От реки, с двумя полными ведрами в руках, поднимается молодая загорелая женщина с теми же серыми приветливыми глазами, что и у старика, — внучка сторожа, приехавшая из города погостить в родных местах. Сухо, дробно бьет по огородной листве вода из лейки, мелким дождем сыплется на пышную клумбу перед сторожкой и вспыхивает в серой струящейся сетке яркая дуговая лента радуги. Пахнет свежей землей, укропом, резедою.
Смеркается. Под высокой крышей храма воркуют голуби, устраиваясь на ночь. У сторожки, на вкопанном в землю самодельном столе, кипит самовар, тихий мальчик, сирота войны, принес из лесу целое блюдце ранней земляники, стоит кувшин с молоком, глиняный горшок с первым медом, прикрыта расшитым полотенцем стопка свежих ржаных лепешек.
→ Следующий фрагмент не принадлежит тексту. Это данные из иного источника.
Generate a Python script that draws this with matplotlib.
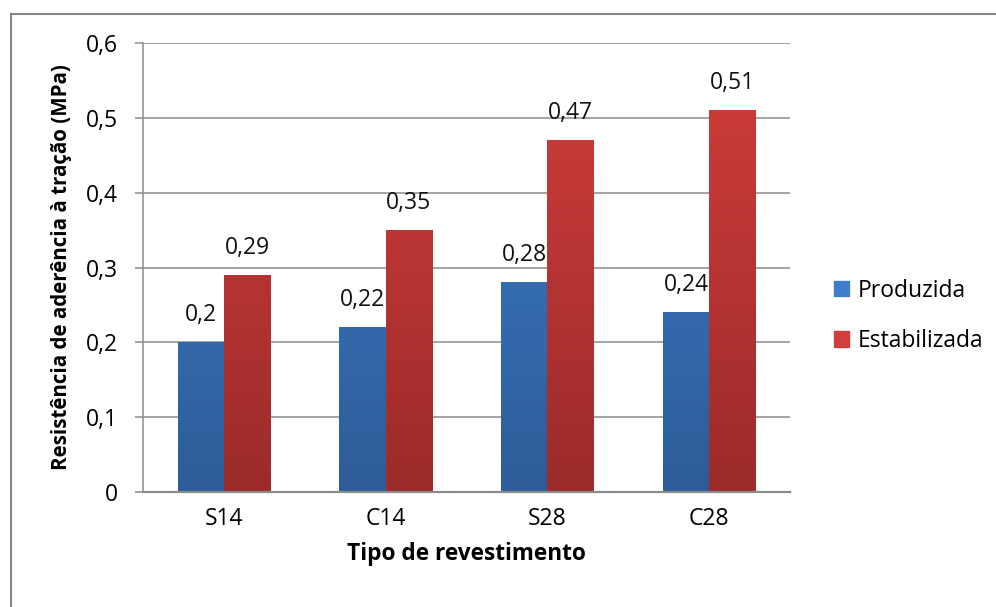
import numpy as np
import matplotlib
matplotlib.use("Agg")
import matplotlib.pyplot as plt
from matplotlib.colors import LinearSegmentedColormap
from matplotlib.lines import Line2D

plt.rcParams['font.family'] = ['Open Sans', 'DejaVu Sans']

categories = ["S14", "C14", "S28", "C28"]
produzida = [0.20, 0.22, 0.28, 0.24]
estabilizada = [0.29, 0.35, 0.47, 0.51]
series_names = ["Produzida", "Estabilizada"]
y_ticks = [0, 0.1, 0.2, 0.3, 0.4, 0.5, 0.6]

# top and bottom colours of each bar gradient
grad_blue = ("#3d7fcd", "#2d5c98")
grad_red = ("#d23e3c", "#9b2b2a")

fs = 16.5


def fmt(v):
    s = ("%.2f" % v).rstrip("0").rstrip(".")
    return s.replace(".", ",")


fig = plt.figure(figsize=(9.96, 6.07), dpi=100)
ax = fig.add_axes([143 / 996, 1 - 492 / 607, 647 / 996, 449 / 607])

x = np.arange(len(categories))
w = 1 / 3.5

grid_col = "#8c8c8c"
for t in y_ticks:
    ax.axhline(t, color=grid_col, lw=1.1, zorder=0)


def gradient_bars(xs, vals, cols):
    bars = ax.bar(xs, vals, w, color="none", edgecolor="none", zorder=2)
    cmap = LinearSegmentedColormap.from_list("g", [cols[1], cols[0]])
    grad = np.linspace(0, 1, 256).reshape(-1, 1)
    for b in bars:
        x0, y0 = b.get_x(), b.get_y()
        x1, y1 = x0 + b.get_width(), y0 + b.get_height()
        im = ax.imshow(grad, cmap=cmap, aspect="auto", origin="lower",
                       extent=[x0, x1, 0, 0.6], zorder=2)
        im.set_clip_path(b)
    return bars


b1 = gradient_bars(x - w / 2, produzida, grad_blue)
b2 = gradient_bars(x + w / 2, estabilizada, grad_red)

for bars, vals in ((b1, produzida), (b2, estabilizada)):
    for b, v in zip(bars, vals):
        ax.annotate(fmt(v), (b.get_x() + b.get_width() / 2, v),
                    xytext=(0, 27), textcoords="offset pixels",
                    ha="center", va="center", fontsize=fs, color="#111111")

ax.set_xlim(-0.5, len(categories) - 0.5)
ax.set_ylim(0, 0.6)
ax.set_yticks(y_ticks)
ax.set_yticklabels([fmt(t) if t else "0" for t in y_ticks])
ax.set_xticks(x)
ax.set_xticklabels(categories)
ax.tick_params(axis="y", length=5.8, width=1.1, color=grid_col, pad=12, labelsize=fs)
ax.tick_params(axis="x", length=0, pad=11, labelsize=fs)
for side in ("top", "right", "bottom"):
    ax.spines[side].set_visible(False)
ax.spines["left"].set_color(grid_col)
ax.spines["left"].set_linewidth(1.1)
ax.axhline(0, color=grid_col, lw=1.6, zorder=3, clip_on=False)

ax.set_xlabel("Tipo de revestimento", fontsize=16.3, fontweight="bold", labelpad=8)
ax.set_ylabel("Resistência de aderência à tração (MPa)", fontsize=14.8,
              fontweight="bold", labelpad=10)

handles = [plt.Rectangle((0, 0), 1, 1, color=grad_blue[0]),
           plt.Rectangle((0, 0), 1, 1, color=grad_red[0])]
fig.legend(handles, series_names, loc="center left",
           bbox_to_anchor=(813 / 996, 1 - 316 / 607), frameon=False,
           fontsize=fs, handlelength=0.65, handleheight=0.65,
           handletextpad=0.4, labelspacing=1.15)

# outer chart frame
fig.add_artist(Line2D([11 / 996, 11 / 996], [0, 1 - 14 / 607],
                      color="#868686", lw=1.5))
fig.add_artist(Line2D([11 / 996, 1], [1 - 14 / 607, 1 - 14 / 607],
                      color="#868686", lw=1.5))

fig.savefig("out.png", dpi=100)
Уже второй раз зовут гостя к столу радушные хозяева, но я все не могу тронуться с места, оторвать очарованных глаз от раскинувшихся передо мною просторов, расстаться со светлым волнением, рожденным встречей с этими, дорогими для каждого русского человека, местами, осененными именем Боговдохновенного строителя.
Страна моя!...
Да, мы любим всех людей на земле, независимо от их происхождения, принадлежности к той или иной нации, народности, государству, — любим нелицемерно, просто, естественно. Эта любовь к людям и то, что мы считаем их своими братьями, не стоит нам ни малейшего усилия, ибо таковы свойства нашей живой бесхитростной русской души, ибо к тому призывает нас наша Церковь и так гласят наши гражданские законы. Мы уважаем обычаи, нравы, традиции каждого народа, мы полностью отдаем должное его истории, мы ценим его культуру и искусства, мы желаем мира, благоденствия и счастья всем людям на земле.
Но когда вот так, с высокого берега древней реки посмотришь на эти, раскинувшиеся под голубым небом необъятные синие дали с их поймами, лесами, полями, холмами, серебряным звоном речек под старыми ракитами, тихой озерной гладью, на все это приволье, за которым во все концы света протянулись неисчислимые родные дороги, — от тундры к пальмовым рощам, от Курильских островов и снежных вершин Памира к шахматным полям европейского Запада, — захватит твое дыхание, затуманится взор, почувствуешь, как обольется светлыми слезами умиления, запоет твоя душа... Гордость? Нет, гордыня всегда была чужда нам, она нас отталкивала в других. Нет, это счастье от полного, совершенного соответствия между твоей натурой и вот этой целомудренно скромной природой и ее величавой историей, благодарность Творцу за то, что ты родился на русской земле. Это чувство свойственно человеку любой нации? Что же, оттого не меньше наша радость.
Да будет благословенно имя твое, прекрасная моя Родина!
Р. ДНЕПРОВ
[1] Полное собрание летописей, том I, стр. 149.
[2] т. е. Северную.
[3] Н. Воронин. Сокровища русского зодчества, Владимир, Издательство Академии архитектуры СССР, Москва, 1945.
[4] Ипатьевская летопись под 1175 г.
[5] История культуры древней Руси, том II, Издательство Академии Наук СССР, М. — Лгр., 1951, стр. 312.
[6] Ипатьевская летопись.
[7] Киевская летопись.
[8] Н. Воронин. Владимир, Издательство Академии архитектуры СССР, М., 1945.
[9] Полное собрание летописей, том I, стр. 156 — 157.